After 10 months in Iraq, she spent 19 months in Kosovo, re-injuring the same knee in a fall.
In September, she had knee replacement surgery and will be at Walter Reed rehabilitating until December. Beyond that, McDermott hopes she can get rehired at the Powhatan Correctional Center, where she spent 15 years as a guard.
In the meantime, she said she’s doing all she can to get retrained and learn new skills in the field.
“I want to be able to keep that job because I’m young,” McDermott said.
Len Riedel, executive director of the Blue & Gray Education Society — a nonprofit Civil War history group based in Chatham that co-sponsored Saturday’s tour — realized commonalities between today’s fighting in the Middle East and the War Between the States.
“War makes ugly wounds that man has to bind up as best it can,” he said.
Or woman.
In the Civil War, prosthetic devices were crude but functional, Riedel added, and then, like now, exploding shells caused most of the wounds.
“Soldiering is still about a man or woman on the ground with a weapon fighting for a cause that they and their government believes is just,” he said.
In 2007, Blue & Gray joined The Yellow Ribbon Fund of Bethesda, Md. in offering history programs and tours for today’s wounded vets. Liedel said they’ve done 10 programs so far and have another seven scheduled for this year, including stops in Spotsylvania and Gettysburg.

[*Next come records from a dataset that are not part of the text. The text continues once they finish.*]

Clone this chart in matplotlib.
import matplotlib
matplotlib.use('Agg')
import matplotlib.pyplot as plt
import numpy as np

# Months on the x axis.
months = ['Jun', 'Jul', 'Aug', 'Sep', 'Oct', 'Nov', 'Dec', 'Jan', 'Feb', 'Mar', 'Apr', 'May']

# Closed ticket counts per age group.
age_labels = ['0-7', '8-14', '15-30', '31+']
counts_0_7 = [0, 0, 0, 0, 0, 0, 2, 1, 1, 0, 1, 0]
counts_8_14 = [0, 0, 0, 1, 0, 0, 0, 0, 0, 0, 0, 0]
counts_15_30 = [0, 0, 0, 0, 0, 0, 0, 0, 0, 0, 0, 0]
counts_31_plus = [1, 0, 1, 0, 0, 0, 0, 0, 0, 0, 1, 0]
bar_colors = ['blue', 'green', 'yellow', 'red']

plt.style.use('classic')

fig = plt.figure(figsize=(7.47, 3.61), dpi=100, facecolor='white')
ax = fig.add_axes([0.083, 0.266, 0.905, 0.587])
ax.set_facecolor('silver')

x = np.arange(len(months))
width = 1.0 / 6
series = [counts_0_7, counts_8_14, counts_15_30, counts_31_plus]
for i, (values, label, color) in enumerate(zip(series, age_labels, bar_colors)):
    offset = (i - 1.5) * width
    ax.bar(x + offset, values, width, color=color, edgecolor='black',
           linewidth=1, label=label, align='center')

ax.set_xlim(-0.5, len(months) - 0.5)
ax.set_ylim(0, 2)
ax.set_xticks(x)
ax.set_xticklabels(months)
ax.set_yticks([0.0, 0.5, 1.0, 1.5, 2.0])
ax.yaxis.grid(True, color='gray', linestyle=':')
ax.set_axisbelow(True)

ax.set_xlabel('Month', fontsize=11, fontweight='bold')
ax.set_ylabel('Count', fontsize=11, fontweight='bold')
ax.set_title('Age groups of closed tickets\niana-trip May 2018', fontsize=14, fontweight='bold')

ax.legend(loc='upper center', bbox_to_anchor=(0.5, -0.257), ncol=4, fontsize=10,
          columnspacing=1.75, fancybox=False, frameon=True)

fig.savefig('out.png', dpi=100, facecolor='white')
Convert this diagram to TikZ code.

“I am impressed with the demeanor of soldiers we see, the strength of their families and the determination they have to keep on living and to master the challenges that have been passed their way,” he said.

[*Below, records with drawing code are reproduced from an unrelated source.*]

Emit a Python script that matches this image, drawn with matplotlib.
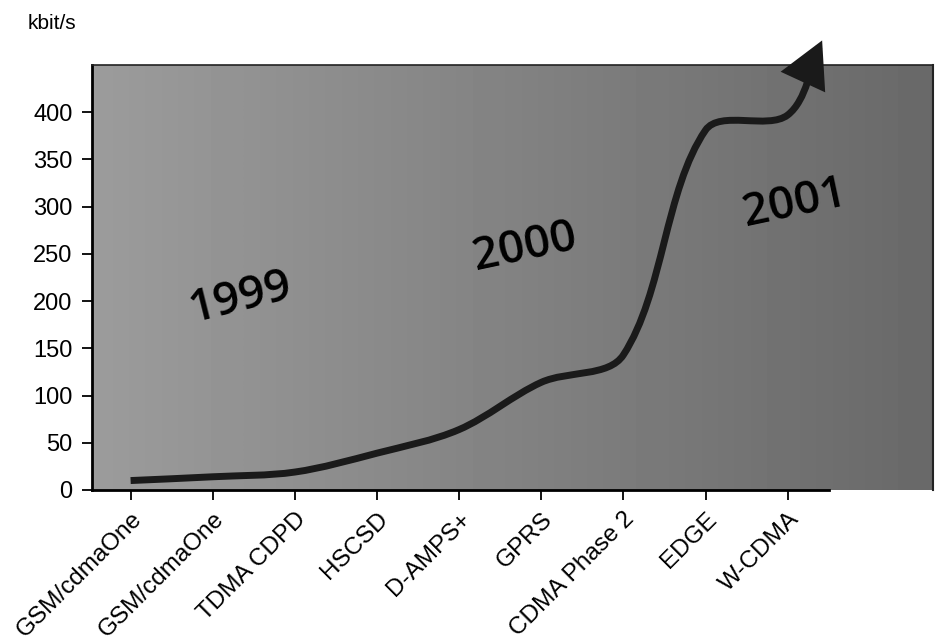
import numpy as np
import matplotlib
matplotlib.use("Agg")
import matplotlib.pyplot as plt
from matplotlib.path import Path
from matplotlib.patches import FancyArrowPatch

# ---- data ----
categories = ["GSM/cdmaOne", "GSM/cdmaOne", "TDMA CDPD", "HSCSD", "D-AMPS+",
              "GPRS", "CDMA Phase 2", "EDGE", "W-CDMA"]
speeds = [10, 14, 19, 39, 64, 114, 143, 381, 397]
arrow_tip = (8.42, 476)          # where the arrow head ends (above the plot)
yticks = [0, 50, 100, 150, 200, 250, 300, 350, 400]
years = ["1999", "2000", "2001"]
year_pos = [(1.34, 203), (4.80, 256), (8.09, 303)]
year_rot = [14, 12, 12]

plt.rcParams['font.family'] = ['Liberation Sans', 'DejaVu Sans']

fig = plt.figure(figsize=(9.35, 6.42), dpi=100)
ax = fig.add_axes([92/935, 1 - 490/642, (933 - 92)/935, (490 - 65)/642])

xlo, xhi = -0.47, 9.77
ax.set_xlim(xlo, xhi)
ax.set_ylim(0, 450)

# gradient background
grad = np.linspace(0.61, 0.41, 256).reshape(1, -1)
ax.imshow(grad, cmap='gray', vmin=0, vmax=1, aspect='auto',
          extent=[0, 1, 0, 1], transform=ax.transAxes, zorder=0,
          interpolation='bicubic')

# smooth curve, spreadsheet-style smoothing computed in screen space
xs = list(range(len(speeds))) + [arrow_tip[0]]
ys = list(speeds) + [arrow_tip[1]]
P = ax.transData.transform(np.column_stack([xs, ys]).astype(float))
n = len(P)
Pe = np.vstack([P[0], P, P[-1]])          # duplicated end points
seg = np.linalg.norm(np.diff(Pe, axis=0), axis=1)
verts_px = [P[0]]
for k in range(n - 1):
    i = k + 1
    T1 = Pe[i+1] - Pe[i-1]
    T2 = Pe[i+2] - Pe[i]
    dprev, dcur, dnext = seg[i-1], seg[i], seg[i+1]
    r1 = dcur / (dprev + dcur) if (dprev + dcur) > 0 else 0.5
    r2 = dcur / (dcur + dnext) if (dcur + dnext) > 0 else 0.5
    c1 = Pe[i] + T1 * r1 / 3.0
    c2 = Pe[i+1] - T2 * r2 / 3.0
    verts_px += [c1, c2, Pe[i+1]]
verts = ax.transData.inverted().transform(np.array(verts_px))
codes = [Path.MOVETO] + [Path.CURVE4] * (3 * (n - 1))
path = Path(verts, codes)

arrow = FancyArrowPatch(path=path, arrowstyle='-|>,head_length=1.4,head_width=0.75',
                        mutation_scale=18, color='#1a1a1a', lw=5,
                        capstyle='butt', joinstyle='miter', clip_on=False, zorder=3)
ax.add_patch(arrow)

# year labels
for t, (x, y), r in zip(years, year_pos, year_rot):
    ax.text(x, y, t, fontsize=33, rotation=r, ha='center', va='center',
            color='black', family=['Open Sans', 'DejaVu Sans'], weight='semibold',
            zorder=4)

# axes styling
ax.set_xticks(range(len(categories)))
ax.set_xticklabels(categories, fontsize=17.5, rotation=45, ha='right', va='top',
                   rotation_mode='anchor')
ax.set_yticks(yticks)
ax.set_yticklabels([str(v) for v in yticks], fontsize=17)
ax.tick_params(axis='y', length=7, width=1.3, pad=7, direction='out')
ax.tick_params(axis='x', length=7, width=1.3, pad=6, direction='out')

ax.spines['left'].set_linewidth(2)
ax.spines['bottom'].set_linewidth(2)
ax.spines['bottom'].set_bounds(xlo, 8.5)
ax.spines['top'].set_linewidth(1.2)
ax.spines['right'].set_linewidth(1.5)
ax.spines['top'].set_color('#222222')
ax.spines['right'].set_color('#222222')

fig.text(28/935, 1 - 29/642, "kbit/s", fontsize=15, ha='left', va='baseline')

fig.savefig("out.png", dpi=100)
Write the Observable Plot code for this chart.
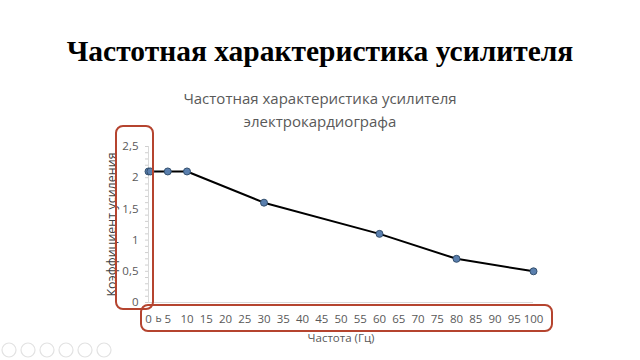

The demeanor Saturday on the Brandy Station Battlefield of U.S. Army Sgt. Michael Alarcon was one of staid resilience. Wearing a camouflage hat and dark sunglasses, the Oregon native also wore a neck brace.
“That’s how I did this,” he said, nodding and pointing to his neck when asked if he served in Iraq. “January 28 — and IED explosion got me,” Alarcon said, standing near Fleetwood Hill, the site of the beginning of the Brandy Station battle, not far from the Rappahannock River or today’s Culpeper County Airport.
Airplanes and helicopters took off and landed nearby as Beattie recounted the initial skirmish in 1863 down Beverly Ford Road.
“Caution slowed the Feds coming down the road,” he said. “They didn’t charge this position.”
A couple hundred yards away, Beattie added, the Sixth Virginia met Union troops face-to-face and horse-to-horse.
Earlier, he led the tour down Auburn Road to the 1855 Greek Revival estate, Auburn, a white house located on the southern portion of the battlefield. Subsequently, it saw lots of action during the Civil War.
In fact, Major Confederate General J.E.B. Stuart, commanding officer at the Battle of Brandy Station, lived at Auburn for a while after seizing it from its owner, a Union sympathizer.
And then in late 1863, after the battle of Brandy and during the Winter Encampment, the Army of the Potomac moved its thousands into Culpeper, covering the grounds around Auburn and most everywhere else in the county. Ulysses Grant and George Meade were among the Federals who dined at Auburn.
Speaking near Auburn Saturday, Beattie focused on the pre-battle “grand review” of Confederate cavalry forces conducted for Gen. Stuart and Robert E. Lee.
“They had a ball before the review in Culpeper and the night after in Culpeper,” said Beattie, a Vietnam-era veteran and author of “Brandy Station 1863: First Step Towards Gettysburg.”
He said Stuart was quite the flirt — “though he never cheated on his wife” — and was quite in his glory as the troops on horseback paraded past.
“The cavalry’s main job was to look for the enemy so the enemy didn’t find them,” Beattie said. “Both Lee and Stuart were immensely pleased with the sight of the cavalry.”
Alas, no horses were seen during the first half of Saturday’s tour, but fields of cows grazed around every corner.
Field after field of tiny yellow flowers at Auburn added to the beauty of the estate, as did an American flag flying from a silo. The day was hazy and warm with large clouds ever looming above, but the rain held off.
Natural beauty aside, it mostly was a time for military appreciation. “It is our way of saying we won’t forget you and thank you,” Riedel said.